[Records provided]:
####################
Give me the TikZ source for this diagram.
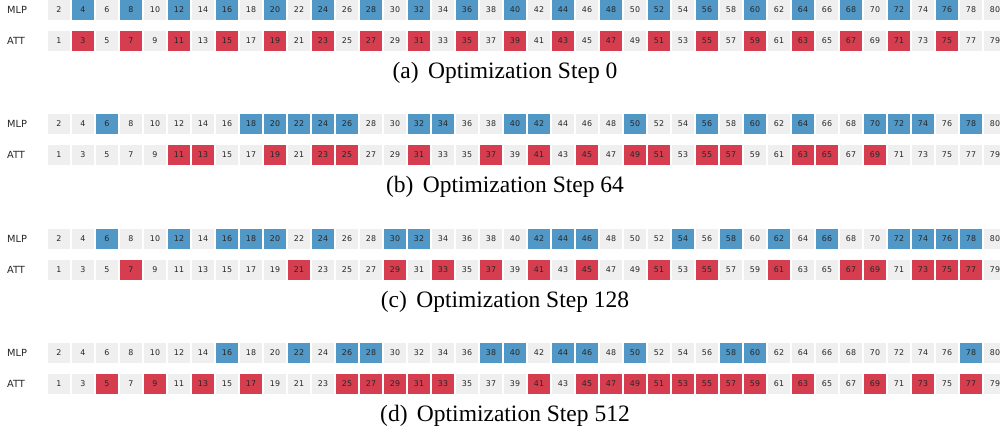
####################
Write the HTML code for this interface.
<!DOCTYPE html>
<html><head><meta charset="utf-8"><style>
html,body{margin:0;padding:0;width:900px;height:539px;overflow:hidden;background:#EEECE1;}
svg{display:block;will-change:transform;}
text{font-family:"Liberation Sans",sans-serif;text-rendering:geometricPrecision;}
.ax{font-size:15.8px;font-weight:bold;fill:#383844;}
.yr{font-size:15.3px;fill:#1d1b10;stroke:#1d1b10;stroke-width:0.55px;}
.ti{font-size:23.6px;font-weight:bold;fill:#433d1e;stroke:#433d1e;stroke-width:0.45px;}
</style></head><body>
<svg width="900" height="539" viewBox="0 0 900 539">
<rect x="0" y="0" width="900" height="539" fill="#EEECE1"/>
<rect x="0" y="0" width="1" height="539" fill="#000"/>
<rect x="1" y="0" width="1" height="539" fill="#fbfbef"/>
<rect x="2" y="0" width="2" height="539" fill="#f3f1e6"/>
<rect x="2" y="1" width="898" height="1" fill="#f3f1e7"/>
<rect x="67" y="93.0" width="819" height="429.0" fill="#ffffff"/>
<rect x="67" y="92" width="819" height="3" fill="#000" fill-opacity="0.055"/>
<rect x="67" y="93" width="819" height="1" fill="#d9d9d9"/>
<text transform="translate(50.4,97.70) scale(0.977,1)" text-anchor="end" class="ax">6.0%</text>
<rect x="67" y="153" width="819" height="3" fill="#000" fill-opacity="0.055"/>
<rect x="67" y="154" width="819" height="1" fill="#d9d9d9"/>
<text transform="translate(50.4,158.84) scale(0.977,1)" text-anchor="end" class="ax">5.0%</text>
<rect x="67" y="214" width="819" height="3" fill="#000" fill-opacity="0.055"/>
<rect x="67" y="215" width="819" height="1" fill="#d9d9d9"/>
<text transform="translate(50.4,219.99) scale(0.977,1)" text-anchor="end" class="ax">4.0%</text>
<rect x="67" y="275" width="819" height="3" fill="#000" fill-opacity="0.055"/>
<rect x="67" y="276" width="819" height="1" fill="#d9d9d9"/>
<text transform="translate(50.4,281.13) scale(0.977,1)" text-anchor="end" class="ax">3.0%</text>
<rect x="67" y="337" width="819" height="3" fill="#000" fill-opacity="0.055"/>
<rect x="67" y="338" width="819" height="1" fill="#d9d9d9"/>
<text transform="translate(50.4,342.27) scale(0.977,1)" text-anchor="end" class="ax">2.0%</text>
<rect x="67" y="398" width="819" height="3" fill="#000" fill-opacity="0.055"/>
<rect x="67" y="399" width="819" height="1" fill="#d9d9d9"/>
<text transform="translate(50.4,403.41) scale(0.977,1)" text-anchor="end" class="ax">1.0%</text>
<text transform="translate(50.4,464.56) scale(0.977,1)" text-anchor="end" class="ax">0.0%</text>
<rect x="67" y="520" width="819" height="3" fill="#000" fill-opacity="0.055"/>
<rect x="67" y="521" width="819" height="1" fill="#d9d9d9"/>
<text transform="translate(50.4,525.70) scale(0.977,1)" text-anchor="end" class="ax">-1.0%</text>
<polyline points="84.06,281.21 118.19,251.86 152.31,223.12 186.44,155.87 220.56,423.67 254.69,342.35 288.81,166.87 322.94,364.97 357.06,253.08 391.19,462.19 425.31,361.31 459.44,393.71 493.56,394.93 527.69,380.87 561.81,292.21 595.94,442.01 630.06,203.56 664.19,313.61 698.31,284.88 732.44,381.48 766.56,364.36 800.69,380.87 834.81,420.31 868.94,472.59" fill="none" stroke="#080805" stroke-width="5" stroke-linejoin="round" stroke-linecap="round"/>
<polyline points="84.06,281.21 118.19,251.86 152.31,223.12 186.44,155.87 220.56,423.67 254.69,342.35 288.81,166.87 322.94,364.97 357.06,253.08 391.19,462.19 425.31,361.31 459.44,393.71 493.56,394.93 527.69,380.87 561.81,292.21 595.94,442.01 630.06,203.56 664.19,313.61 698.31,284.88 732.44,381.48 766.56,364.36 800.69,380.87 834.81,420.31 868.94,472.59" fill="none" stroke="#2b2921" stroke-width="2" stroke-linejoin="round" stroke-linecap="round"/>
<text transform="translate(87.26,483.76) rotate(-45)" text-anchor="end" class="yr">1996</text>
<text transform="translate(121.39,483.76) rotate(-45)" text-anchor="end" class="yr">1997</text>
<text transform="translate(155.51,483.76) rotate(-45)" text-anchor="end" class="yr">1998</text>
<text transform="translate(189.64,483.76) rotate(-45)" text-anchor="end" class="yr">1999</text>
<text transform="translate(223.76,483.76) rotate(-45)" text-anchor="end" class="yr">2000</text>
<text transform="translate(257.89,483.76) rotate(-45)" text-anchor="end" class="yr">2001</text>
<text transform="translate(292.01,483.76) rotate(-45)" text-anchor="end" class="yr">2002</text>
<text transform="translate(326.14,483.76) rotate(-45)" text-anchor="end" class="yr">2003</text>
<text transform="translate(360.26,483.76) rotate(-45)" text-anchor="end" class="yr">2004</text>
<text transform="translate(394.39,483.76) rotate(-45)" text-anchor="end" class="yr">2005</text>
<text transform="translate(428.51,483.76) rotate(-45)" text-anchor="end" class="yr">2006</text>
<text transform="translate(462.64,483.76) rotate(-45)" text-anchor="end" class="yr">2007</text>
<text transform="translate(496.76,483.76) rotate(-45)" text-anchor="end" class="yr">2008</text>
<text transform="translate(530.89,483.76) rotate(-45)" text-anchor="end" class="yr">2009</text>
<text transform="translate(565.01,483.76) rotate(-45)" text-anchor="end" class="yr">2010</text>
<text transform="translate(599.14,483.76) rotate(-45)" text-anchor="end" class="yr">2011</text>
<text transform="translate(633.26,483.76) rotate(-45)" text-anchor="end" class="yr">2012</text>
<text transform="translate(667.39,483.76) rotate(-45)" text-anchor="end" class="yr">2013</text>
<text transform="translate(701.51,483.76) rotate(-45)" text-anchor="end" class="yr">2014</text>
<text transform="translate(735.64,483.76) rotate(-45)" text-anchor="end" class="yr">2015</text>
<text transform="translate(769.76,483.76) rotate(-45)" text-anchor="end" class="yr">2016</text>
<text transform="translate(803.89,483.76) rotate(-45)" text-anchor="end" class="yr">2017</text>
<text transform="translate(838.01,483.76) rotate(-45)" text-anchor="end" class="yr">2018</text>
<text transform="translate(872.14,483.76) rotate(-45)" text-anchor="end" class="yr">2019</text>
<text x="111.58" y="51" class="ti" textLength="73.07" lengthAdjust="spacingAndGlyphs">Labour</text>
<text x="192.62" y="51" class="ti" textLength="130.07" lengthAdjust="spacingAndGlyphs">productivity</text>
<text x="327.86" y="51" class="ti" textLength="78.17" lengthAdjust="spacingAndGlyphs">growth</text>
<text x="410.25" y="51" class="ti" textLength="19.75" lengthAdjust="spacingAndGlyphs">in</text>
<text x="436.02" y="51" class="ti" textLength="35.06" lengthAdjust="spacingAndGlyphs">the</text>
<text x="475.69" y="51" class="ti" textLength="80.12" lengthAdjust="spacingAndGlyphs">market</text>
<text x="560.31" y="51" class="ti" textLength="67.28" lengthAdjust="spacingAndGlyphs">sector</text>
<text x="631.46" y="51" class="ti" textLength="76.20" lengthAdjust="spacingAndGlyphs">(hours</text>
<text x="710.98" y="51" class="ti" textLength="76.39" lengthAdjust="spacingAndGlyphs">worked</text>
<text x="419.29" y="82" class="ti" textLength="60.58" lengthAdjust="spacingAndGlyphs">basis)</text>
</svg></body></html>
####################
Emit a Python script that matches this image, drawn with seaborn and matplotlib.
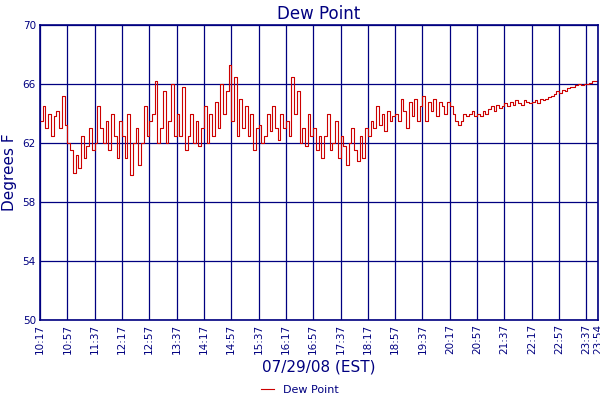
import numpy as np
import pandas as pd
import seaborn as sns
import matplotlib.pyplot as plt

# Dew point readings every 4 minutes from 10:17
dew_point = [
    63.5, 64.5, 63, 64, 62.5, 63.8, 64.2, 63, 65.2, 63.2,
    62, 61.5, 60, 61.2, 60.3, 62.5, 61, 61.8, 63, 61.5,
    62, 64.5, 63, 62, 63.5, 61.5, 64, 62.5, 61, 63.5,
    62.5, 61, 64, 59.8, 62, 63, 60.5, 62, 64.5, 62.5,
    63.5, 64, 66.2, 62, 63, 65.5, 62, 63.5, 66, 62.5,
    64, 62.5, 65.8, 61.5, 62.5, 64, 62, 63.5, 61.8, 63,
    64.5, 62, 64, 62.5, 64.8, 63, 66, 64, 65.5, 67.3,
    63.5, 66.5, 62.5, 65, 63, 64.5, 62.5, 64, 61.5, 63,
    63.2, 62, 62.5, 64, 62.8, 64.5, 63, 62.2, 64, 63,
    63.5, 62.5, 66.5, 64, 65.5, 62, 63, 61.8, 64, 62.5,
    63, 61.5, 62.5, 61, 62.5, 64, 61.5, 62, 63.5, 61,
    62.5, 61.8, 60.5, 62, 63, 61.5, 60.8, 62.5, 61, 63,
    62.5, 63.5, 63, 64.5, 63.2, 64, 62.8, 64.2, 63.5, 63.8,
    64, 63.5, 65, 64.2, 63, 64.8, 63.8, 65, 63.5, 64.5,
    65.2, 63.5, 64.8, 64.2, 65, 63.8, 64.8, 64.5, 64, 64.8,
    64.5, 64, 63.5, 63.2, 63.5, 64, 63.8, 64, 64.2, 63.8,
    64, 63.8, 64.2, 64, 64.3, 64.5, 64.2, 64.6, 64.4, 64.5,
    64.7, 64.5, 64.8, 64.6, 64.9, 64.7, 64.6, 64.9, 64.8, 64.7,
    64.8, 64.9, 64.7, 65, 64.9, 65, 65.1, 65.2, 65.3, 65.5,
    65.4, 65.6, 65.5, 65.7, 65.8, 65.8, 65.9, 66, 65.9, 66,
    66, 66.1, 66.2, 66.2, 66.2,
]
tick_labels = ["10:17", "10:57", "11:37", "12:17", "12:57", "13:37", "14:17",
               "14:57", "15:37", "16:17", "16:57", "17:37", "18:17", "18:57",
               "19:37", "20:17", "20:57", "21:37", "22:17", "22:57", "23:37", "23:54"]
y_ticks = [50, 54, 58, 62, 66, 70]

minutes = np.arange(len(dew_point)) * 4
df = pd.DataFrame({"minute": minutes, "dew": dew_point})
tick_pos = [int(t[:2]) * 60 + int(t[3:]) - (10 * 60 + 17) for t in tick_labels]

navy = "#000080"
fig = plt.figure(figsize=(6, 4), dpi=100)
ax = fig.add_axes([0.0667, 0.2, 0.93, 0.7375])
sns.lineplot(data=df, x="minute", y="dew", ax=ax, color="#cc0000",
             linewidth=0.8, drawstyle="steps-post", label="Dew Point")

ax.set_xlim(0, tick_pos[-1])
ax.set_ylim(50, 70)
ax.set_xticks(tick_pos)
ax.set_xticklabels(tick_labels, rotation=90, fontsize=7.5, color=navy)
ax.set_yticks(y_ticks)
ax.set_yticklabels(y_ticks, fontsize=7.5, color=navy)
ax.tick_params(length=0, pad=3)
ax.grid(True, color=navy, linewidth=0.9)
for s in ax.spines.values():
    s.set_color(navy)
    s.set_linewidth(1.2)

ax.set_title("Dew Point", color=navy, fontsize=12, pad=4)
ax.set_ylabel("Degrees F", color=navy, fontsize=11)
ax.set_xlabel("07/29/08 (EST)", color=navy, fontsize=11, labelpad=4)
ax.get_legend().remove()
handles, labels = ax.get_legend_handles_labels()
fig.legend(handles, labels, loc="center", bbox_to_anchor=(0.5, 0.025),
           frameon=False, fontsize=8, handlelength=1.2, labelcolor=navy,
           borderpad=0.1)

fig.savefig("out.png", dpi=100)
####################
[Required task]: Among the entries above, take the lines from the one with "Emit a Python" through the one with "import matplotlib.pyplot as plt" and retype them exactly, leaving out the pictures.

[Result of this task]:
Emit a Python script that matches this image, drawn with seaborn and matplotlib.
import numpy as np
import pandas as pd
import seaborn as sns
import matplotlib.pyplot as plt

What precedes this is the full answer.